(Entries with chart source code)
════════════════════

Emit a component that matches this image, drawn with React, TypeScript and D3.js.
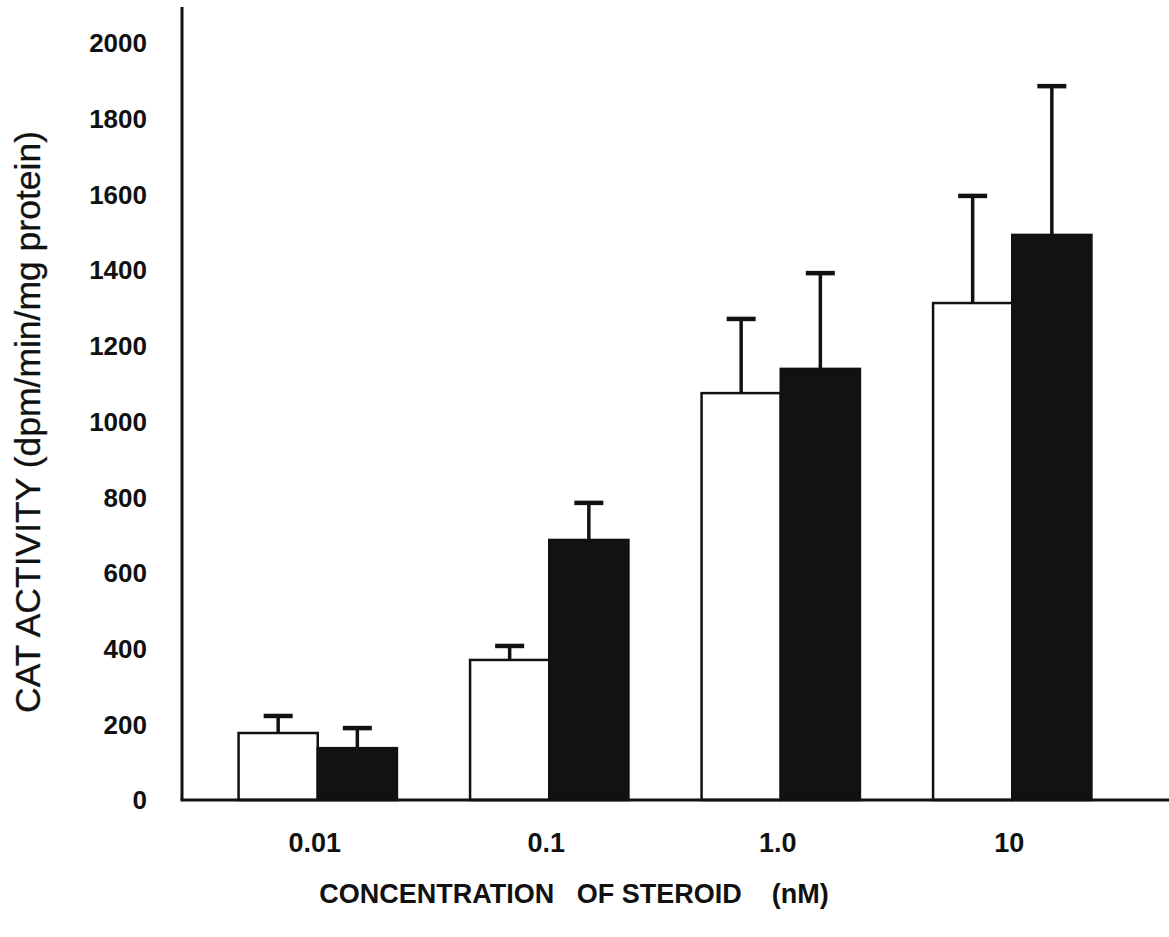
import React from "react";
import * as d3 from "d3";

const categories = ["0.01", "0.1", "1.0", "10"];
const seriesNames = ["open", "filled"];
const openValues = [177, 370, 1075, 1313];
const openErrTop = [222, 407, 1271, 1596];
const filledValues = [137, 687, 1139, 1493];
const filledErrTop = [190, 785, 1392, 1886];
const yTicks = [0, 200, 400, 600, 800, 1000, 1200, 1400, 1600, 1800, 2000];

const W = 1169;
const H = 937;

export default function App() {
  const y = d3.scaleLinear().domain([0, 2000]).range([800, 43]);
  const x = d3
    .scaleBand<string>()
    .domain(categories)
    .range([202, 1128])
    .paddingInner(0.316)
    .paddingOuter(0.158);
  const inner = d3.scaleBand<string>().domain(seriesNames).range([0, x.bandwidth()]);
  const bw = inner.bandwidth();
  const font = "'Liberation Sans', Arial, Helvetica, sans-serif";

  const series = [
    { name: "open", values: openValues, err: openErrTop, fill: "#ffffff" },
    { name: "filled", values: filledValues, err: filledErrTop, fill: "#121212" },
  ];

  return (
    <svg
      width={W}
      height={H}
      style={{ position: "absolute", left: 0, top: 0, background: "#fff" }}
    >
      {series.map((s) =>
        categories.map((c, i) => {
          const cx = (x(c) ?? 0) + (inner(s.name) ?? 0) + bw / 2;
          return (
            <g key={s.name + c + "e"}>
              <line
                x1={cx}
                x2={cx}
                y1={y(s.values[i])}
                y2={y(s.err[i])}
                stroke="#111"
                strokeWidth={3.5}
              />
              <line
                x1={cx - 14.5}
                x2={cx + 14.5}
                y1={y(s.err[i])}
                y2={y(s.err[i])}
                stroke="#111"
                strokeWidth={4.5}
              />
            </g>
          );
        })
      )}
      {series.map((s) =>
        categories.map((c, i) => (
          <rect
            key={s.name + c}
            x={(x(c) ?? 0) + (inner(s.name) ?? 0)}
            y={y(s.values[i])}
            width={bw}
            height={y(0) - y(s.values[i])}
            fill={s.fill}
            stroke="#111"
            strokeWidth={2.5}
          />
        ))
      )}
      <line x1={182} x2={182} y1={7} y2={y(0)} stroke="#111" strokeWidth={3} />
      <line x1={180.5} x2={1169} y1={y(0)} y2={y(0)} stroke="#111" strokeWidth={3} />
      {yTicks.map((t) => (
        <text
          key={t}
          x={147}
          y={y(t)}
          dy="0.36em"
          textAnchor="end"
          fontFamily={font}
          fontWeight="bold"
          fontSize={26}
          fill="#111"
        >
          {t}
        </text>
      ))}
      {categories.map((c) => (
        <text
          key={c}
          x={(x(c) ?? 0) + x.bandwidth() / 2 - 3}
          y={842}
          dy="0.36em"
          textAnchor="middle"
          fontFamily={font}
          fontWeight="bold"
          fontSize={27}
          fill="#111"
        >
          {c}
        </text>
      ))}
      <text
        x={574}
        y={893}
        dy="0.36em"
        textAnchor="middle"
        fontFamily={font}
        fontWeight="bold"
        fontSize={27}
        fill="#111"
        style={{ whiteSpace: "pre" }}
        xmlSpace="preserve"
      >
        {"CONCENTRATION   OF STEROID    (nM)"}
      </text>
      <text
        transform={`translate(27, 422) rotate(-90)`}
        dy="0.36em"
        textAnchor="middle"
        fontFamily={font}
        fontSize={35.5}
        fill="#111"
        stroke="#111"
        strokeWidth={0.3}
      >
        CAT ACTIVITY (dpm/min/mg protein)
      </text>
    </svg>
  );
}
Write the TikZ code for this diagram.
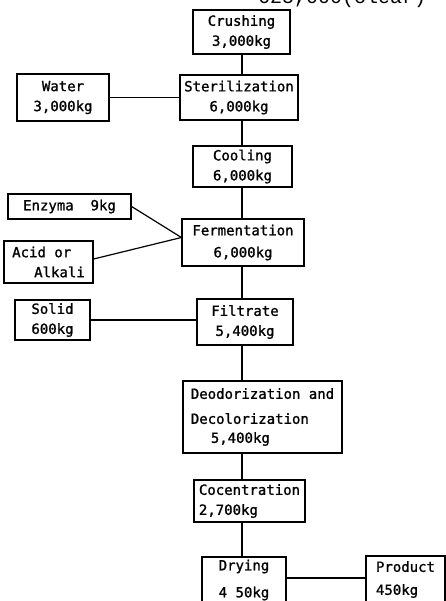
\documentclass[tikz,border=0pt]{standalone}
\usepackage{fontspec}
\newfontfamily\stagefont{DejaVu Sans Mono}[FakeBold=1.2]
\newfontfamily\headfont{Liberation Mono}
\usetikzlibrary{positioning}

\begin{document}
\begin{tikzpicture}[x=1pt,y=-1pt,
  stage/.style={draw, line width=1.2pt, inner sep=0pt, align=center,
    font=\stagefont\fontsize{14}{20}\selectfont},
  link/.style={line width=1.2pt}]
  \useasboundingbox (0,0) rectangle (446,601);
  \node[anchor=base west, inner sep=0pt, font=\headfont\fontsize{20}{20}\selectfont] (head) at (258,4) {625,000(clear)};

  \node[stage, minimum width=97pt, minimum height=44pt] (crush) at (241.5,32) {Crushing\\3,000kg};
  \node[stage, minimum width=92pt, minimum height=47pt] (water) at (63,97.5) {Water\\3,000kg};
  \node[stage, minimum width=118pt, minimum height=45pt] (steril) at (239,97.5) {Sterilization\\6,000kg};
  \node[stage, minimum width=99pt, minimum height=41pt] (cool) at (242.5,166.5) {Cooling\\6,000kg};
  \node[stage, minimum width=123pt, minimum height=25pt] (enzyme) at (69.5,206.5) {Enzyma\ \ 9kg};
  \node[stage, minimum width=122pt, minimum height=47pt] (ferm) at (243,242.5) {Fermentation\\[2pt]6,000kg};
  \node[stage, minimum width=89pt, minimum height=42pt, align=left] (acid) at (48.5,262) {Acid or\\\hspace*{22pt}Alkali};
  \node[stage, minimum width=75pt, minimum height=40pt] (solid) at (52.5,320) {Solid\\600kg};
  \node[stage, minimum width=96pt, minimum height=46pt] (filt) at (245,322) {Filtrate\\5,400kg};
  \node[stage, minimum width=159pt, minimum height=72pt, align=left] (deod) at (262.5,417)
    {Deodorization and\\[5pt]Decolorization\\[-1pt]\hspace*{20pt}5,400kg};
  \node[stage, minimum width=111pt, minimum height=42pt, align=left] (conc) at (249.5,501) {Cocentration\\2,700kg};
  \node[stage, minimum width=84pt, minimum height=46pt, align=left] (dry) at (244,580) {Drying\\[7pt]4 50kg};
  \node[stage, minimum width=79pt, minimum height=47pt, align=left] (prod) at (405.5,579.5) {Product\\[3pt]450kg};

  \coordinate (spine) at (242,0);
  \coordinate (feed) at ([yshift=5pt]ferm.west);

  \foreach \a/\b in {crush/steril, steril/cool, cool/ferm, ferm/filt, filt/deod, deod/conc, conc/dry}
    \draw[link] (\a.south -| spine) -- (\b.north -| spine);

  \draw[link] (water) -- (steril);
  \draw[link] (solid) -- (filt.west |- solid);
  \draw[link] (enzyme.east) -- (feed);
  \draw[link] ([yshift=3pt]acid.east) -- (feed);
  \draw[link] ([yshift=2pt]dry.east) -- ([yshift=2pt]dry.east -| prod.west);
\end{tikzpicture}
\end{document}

════════════════════

What you need to do: Pull every line containing "React" out of the records.

Reply:
Emit a component that matches this image, drawn with React, TypeScript and D3.js.
import React from "react";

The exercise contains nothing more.